(DATA LINES):
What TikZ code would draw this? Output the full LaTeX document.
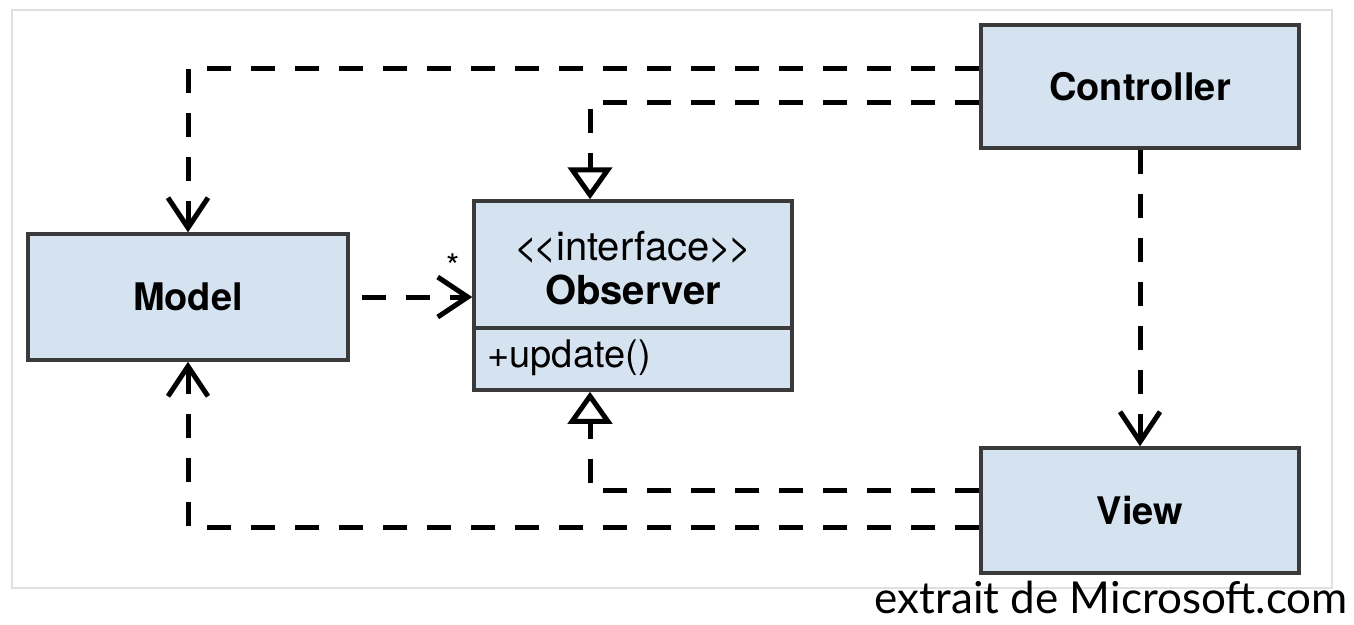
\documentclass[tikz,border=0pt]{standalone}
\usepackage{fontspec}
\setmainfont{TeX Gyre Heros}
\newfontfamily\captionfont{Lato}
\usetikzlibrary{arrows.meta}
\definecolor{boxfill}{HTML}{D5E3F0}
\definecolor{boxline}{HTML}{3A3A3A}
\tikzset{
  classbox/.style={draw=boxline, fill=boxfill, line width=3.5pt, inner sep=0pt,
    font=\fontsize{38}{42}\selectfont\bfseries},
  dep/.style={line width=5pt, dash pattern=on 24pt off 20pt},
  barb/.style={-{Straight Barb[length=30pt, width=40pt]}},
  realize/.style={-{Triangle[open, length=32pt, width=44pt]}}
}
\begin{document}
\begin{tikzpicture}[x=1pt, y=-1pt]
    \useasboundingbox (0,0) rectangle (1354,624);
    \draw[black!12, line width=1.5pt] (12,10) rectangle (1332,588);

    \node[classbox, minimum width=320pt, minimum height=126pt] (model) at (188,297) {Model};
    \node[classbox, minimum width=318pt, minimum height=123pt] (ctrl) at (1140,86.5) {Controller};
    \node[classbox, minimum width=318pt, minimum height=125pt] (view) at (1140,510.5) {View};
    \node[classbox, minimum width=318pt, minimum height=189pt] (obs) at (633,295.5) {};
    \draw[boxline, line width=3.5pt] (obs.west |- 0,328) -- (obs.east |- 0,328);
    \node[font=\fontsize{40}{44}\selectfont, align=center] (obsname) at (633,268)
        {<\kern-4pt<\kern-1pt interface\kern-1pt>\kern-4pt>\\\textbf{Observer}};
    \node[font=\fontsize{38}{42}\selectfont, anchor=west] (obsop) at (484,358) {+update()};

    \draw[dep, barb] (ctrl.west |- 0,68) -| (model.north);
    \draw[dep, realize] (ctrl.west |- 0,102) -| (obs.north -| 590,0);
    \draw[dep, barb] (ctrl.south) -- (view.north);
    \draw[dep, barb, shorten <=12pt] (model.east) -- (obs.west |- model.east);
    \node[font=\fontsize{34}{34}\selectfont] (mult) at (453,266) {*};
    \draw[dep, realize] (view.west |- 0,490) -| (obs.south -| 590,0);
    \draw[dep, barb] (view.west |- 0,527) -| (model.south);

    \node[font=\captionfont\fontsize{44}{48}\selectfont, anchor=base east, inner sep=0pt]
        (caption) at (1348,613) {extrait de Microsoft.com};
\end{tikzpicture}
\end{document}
==
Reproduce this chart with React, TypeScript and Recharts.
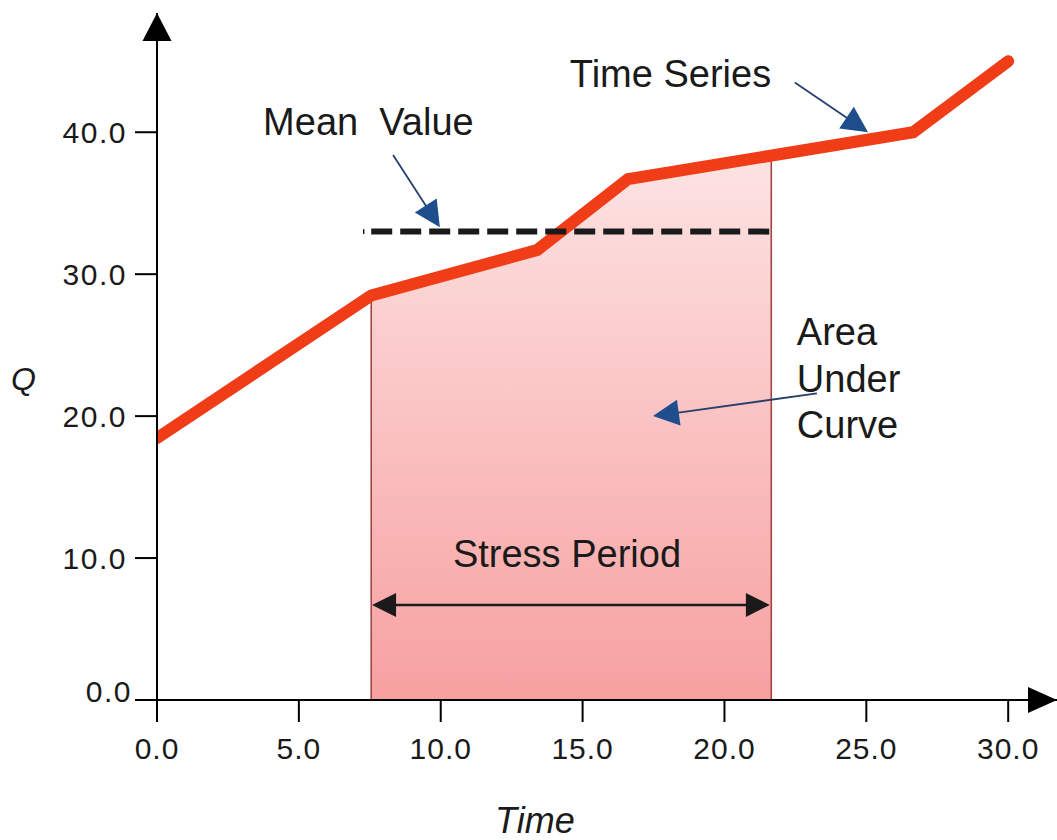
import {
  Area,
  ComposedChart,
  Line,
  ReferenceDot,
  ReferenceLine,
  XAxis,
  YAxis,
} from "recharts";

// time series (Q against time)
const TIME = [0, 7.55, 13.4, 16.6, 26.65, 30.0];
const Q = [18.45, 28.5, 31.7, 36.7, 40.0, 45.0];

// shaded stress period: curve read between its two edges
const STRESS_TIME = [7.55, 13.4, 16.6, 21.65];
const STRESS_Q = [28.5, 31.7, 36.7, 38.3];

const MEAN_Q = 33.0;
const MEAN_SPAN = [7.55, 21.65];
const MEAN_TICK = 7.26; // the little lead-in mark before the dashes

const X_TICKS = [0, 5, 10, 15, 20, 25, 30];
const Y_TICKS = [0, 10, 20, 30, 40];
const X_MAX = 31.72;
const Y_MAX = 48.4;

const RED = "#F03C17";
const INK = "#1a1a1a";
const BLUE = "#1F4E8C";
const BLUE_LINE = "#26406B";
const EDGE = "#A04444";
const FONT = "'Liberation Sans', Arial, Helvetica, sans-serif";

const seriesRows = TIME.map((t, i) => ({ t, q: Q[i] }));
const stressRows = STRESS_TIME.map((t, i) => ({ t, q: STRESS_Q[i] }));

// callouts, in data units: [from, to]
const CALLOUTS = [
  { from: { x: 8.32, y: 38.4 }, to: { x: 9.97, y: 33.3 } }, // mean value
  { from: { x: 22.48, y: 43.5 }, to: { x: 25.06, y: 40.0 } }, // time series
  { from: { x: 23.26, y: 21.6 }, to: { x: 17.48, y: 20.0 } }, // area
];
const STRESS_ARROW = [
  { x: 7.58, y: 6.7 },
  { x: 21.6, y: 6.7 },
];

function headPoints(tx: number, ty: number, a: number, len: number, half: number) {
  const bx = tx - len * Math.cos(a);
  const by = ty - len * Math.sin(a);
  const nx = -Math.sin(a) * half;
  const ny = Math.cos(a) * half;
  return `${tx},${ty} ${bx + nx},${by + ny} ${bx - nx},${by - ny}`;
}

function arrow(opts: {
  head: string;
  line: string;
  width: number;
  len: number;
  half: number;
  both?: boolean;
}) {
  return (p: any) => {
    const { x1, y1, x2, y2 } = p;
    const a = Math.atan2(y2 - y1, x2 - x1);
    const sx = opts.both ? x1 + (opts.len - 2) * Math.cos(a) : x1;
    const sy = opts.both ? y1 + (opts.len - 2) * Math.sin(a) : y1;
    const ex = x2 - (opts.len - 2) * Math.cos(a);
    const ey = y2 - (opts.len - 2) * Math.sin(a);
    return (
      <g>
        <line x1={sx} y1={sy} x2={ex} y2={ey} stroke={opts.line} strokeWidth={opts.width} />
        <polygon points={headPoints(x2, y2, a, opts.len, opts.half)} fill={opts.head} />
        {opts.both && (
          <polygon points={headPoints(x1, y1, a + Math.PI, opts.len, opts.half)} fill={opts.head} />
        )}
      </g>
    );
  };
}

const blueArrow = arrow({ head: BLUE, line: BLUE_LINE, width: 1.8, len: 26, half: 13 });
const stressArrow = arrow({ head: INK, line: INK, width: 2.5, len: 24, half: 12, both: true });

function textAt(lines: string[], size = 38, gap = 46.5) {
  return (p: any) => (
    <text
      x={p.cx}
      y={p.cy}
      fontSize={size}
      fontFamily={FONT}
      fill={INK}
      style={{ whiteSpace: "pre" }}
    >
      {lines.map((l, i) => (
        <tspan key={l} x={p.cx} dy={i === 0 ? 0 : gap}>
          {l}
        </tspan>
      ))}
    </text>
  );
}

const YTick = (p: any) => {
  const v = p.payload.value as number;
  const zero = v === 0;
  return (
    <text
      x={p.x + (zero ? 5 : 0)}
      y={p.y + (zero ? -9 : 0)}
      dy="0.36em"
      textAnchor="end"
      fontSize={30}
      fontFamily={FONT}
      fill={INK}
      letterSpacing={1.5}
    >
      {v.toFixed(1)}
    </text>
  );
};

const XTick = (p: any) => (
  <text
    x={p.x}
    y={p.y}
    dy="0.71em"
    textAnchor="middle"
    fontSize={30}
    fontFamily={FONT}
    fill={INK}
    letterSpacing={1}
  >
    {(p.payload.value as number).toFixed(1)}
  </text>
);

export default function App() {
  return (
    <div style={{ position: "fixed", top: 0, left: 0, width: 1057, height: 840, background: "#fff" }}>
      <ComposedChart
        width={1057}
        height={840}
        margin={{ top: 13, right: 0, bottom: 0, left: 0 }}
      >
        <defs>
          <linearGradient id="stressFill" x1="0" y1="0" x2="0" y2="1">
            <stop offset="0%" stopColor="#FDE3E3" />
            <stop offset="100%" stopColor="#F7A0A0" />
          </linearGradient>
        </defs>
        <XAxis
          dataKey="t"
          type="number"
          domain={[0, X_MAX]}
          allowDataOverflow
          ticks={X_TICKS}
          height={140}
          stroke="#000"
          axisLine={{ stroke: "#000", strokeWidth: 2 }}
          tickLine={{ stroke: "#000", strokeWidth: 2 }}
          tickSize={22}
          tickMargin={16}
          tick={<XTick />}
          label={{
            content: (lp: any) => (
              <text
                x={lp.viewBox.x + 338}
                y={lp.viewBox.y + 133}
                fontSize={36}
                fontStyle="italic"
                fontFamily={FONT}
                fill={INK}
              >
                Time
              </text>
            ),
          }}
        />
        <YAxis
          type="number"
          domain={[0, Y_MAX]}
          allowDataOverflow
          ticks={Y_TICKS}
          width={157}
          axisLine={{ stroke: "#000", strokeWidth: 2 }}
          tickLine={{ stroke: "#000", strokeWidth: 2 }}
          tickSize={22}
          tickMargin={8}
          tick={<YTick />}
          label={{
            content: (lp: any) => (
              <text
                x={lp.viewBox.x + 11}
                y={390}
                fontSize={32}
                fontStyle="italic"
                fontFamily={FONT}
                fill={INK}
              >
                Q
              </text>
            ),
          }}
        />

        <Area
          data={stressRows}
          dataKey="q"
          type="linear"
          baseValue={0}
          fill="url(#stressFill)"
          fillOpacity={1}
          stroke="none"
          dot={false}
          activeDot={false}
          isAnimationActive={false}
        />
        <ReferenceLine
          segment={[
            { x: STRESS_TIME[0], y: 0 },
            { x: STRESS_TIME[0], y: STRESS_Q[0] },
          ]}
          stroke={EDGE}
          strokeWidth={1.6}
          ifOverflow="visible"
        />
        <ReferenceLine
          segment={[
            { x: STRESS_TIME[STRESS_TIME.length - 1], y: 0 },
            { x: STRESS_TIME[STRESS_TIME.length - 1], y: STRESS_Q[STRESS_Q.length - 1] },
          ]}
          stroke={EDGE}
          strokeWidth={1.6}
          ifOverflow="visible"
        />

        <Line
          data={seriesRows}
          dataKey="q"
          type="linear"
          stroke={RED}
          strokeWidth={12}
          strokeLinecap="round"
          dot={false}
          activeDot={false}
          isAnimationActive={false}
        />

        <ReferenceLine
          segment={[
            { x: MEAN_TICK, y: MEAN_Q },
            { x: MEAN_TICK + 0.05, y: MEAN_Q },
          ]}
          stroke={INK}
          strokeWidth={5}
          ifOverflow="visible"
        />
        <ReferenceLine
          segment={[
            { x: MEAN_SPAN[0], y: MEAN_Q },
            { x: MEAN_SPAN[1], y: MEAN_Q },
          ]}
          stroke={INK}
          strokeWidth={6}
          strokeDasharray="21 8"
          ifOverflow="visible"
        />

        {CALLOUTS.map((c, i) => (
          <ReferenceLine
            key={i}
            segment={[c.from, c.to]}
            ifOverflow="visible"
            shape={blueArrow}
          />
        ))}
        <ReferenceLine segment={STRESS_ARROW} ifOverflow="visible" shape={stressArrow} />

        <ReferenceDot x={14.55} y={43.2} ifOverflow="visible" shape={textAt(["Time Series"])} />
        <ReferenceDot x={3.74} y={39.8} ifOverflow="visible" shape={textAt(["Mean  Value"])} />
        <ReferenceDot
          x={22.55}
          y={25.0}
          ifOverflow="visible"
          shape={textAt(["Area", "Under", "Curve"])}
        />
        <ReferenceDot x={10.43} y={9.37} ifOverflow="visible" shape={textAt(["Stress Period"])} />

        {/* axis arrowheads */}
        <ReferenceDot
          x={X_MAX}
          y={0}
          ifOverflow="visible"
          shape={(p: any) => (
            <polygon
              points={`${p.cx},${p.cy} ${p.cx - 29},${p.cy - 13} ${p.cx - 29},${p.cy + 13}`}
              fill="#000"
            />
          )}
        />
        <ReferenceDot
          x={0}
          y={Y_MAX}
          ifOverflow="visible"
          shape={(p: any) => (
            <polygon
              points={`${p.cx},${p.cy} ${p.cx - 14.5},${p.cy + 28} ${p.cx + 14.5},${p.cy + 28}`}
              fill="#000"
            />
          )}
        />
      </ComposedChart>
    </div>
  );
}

(TASK INSTRUCTIONS): Go back to the lines above and output, exactly as they stand, the ones from the line containing "Reproduce this chart" to the line containing "const STRESS_Q = [28.5, 31.7, 36.7, 38.3];". Leave all pictures behind.

(FULL RESPONSE):
Reproduce this chart with React, TypeScript and Recharts.
import {
  Area,
  ComposedChart,
  Line,
  ReferenceDot,
  ReferenceLine,
  XAxis,
  YAxis,
} from "recharts";

// time series (Q against time)
const TIME = [0, 7.55, 13.4, 16.6, 26.65, 30.0];
const Q = [18.45, 28.5, 31.7, 36.7, 40.0, 45.0];

// shaded stress period: curve read between its two edges
const STRESS_TIME = [7.55, 13.4, 16.6, 21.65];
const STRESS_Q = [28.5, 31.7, 36.7, 38.3];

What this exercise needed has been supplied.